> [TO BE DONE]
Print only the lines from the top of the data through the line with "(0,0) rectangle (1060,555);", both included, skipping every picture.

> [RECORDED INFORMATION]
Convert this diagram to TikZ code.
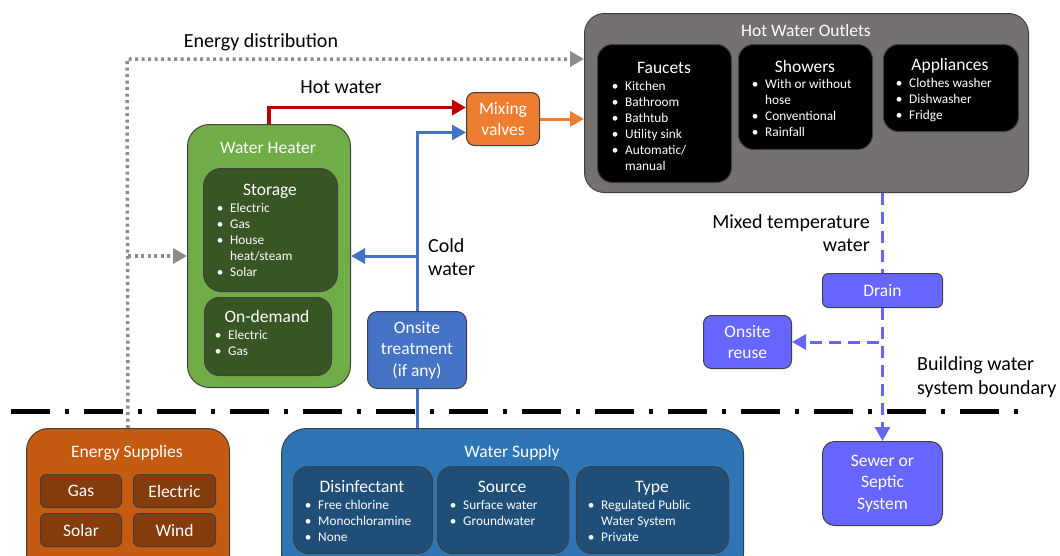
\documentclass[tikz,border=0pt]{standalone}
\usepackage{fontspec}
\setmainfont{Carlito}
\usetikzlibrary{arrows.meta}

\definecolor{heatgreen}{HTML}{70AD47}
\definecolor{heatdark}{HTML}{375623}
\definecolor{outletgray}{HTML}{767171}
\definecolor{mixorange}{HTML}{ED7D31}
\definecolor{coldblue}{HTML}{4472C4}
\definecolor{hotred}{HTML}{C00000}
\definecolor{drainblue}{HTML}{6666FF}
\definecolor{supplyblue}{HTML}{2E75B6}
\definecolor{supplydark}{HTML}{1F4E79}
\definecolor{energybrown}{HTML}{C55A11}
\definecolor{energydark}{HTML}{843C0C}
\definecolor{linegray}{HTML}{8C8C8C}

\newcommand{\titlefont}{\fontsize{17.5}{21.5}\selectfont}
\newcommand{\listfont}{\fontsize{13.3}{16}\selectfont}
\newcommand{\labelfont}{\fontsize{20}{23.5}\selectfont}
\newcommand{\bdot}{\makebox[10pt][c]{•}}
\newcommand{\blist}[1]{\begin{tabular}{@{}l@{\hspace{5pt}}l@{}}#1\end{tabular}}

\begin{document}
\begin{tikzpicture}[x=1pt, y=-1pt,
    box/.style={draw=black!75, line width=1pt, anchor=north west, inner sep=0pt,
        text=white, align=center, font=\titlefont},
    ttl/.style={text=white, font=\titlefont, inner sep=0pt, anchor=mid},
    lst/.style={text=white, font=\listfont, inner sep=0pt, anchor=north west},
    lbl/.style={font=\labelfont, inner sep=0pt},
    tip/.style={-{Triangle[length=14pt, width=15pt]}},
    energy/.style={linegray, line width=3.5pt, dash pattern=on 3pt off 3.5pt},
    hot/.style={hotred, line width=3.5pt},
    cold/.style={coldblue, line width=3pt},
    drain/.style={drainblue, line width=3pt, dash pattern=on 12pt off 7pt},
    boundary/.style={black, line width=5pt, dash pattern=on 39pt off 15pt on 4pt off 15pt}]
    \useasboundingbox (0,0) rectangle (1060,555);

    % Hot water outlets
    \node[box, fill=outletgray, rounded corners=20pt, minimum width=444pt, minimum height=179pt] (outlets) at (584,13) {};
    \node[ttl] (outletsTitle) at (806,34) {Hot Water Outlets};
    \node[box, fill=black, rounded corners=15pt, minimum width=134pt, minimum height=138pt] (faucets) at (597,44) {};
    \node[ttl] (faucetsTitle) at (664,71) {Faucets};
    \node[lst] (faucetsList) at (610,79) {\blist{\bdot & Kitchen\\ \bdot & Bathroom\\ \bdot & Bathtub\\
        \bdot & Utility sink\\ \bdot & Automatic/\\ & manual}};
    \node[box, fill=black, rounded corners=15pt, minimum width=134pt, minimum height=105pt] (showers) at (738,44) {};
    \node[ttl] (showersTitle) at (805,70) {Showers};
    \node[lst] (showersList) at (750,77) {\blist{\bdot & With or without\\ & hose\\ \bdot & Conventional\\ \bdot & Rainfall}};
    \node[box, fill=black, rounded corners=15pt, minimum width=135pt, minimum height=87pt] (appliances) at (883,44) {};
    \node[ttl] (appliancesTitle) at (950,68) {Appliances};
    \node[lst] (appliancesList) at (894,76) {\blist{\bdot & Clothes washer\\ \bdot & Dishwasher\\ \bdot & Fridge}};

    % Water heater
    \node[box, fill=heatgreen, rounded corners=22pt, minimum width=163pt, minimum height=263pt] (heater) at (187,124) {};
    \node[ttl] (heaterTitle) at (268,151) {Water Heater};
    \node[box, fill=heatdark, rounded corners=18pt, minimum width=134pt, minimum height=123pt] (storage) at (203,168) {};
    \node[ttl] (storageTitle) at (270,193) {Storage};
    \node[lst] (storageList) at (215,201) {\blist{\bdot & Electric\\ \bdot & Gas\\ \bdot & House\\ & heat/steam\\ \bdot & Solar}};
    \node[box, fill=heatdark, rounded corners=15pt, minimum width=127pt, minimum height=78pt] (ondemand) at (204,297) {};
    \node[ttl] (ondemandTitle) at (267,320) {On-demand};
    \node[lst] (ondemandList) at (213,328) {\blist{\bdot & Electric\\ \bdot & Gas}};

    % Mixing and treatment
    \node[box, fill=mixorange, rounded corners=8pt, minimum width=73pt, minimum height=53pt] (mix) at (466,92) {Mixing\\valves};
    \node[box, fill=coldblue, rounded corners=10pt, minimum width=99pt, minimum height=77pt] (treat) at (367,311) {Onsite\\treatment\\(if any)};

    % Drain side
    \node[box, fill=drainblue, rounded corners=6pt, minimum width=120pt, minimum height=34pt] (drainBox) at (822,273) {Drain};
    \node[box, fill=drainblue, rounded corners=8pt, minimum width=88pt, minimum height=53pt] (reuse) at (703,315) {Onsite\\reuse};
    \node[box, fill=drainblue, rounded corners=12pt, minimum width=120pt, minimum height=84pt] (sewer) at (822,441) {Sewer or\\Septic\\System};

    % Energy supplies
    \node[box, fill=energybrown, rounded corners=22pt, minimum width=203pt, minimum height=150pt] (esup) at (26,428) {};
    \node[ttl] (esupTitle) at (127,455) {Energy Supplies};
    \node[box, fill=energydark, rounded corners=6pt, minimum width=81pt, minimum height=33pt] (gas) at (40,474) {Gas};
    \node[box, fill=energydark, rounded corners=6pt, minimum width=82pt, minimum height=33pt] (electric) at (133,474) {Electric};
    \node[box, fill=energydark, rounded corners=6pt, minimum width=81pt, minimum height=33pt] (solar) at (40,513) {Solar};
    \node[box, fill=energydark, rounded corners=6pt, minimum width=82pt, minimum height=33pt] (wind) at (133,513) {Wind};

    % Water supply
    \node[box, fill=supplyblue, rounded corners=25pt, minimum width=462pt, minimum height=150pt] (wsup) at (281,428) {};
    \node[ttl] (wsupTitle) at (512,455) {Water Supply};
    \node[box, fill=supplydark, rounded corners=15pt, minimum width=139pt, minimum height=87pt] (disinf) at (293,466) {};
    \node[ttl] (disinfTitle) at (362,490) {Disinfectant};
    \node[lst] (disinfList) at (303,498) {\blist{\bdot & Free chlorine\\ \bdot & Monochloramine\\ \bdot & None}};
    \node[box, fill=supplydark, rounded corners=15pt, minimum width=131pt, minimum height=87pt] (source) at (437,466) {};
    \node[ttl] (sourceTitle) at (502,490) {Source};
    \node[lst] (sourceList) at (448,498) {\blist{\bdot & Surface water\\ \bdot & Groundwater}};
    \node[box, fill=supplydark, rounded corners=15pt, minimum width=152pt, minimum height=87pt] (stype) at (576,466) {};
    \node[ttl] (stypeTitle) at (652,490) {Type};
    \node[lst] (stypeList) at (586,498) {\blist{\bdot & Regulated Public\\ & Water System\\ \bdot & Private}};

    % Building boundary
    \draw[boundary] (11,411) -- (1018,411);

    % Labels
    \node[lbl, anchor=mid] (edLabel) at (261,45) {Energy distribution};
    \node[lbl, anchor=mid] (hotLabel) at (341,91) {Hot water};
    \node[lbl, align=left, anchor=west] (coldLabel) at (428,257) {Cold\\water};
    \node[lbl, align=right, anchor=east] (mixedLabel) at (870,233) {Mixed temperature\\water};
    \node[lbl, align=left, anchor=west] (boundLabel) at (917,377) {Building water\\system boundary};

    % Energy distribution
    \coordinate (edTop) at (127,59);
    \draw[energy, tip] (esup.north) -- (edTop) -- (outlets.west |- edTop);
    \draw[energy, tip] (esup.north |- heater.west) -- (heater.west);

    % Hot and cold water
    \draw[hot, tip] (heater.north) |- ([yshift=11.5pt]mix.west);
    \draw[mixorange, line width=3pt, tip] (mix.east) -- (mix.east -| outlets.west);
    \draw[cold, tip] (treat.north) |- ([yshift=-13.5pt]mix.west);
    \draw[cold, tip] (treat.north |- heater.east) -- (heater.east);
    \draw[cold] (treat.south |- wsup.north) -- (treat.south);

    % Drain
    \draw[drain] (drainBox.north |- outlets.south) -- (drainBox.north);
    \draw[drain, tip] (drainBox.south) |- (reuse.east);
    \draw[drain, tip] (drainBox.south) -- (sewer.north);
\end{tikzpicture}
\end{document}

> [RESULT BELOW]
Convert this diagram to TikZ code.
\documentclass[tikz,border=0pt]{standalone}
\usepackage{fontspec}
\setmainfont{Carlito}
\usetikzlibrary{arrows.meta}

\definecolor{heatgreen}{HTML}{70AD47}
\definecolor{heatdark}{HTML}{375623}
\definecolor{outletgray}{HTML}{767171}
\definecolor{mixorange}{HTML}{ED7D31}
\definecolor{coldblue}{HTML}{4472C4}
\definecolor{hotred}{HTML}{C00000}
\definecolor{drainblue}{HTML}{6666FF}
\definecolor{supplyblue}{HTML}{2E75B6}
\definecolor{supplydark}{HTML}{1F4E79}
\definecolor{energybrown}{HTML}{C55A11}
\definecolor{energydark}{HTML}{843C0C}
\definecolor{linegray}{HTML}{8C8C8C}

\newcommand{\titlefont}{\fontsize{17.5}{21.5}\selectfont}
\newcommand{\listfont}{\fontsize{13.3}{16}\selectfont}
\newcommand{\labelfont}{\fontsize{20}{23.5}\selectfont}
\newcommand{\bdot}{\makebox[10pt][c]{•}}
\newcommand{\blist}[1]{\begin{tabular}{@{}l@{\hspace{5pt}}l@{}}#1\end{tabular}}

\begin{document}
\begin{tikzpicture}[x=1pt, y=-1pt,
    box/.style={draw=black!75, line width=1pt, anchor=north west, inner sep=0pt,
        text=white, align=center, font=\titlefont},
    ttl/.style={text=white, font=\titlefont, inner sep=0pt, anchor=mid},
    lst/.style={text=white, font=\listfont, inner sep=0pt, anchor=north west},
    lbl/.style={font=\labelfont, inner sep=0pt},
    tip/.style={-{Triangle[length=14pt, width=15pt]}},
    energy/.style={linegray, line width=3.5pt, dash pattern=on 3pt off 3.5pt},
    hot/.style={hotred, line width=3.5pt},
    cold/.style={coldblue, line width=3pt},
    drain/.style={drainblue, line width=3pt, dash pattern=on 12pt off 7pt},
    boundary/.style={black, line width=5pt, dash pattern=on 39pt off 15pt on 4pt off 15pt}]
    \useasboundingbox (0,0) rectangle (1060,555);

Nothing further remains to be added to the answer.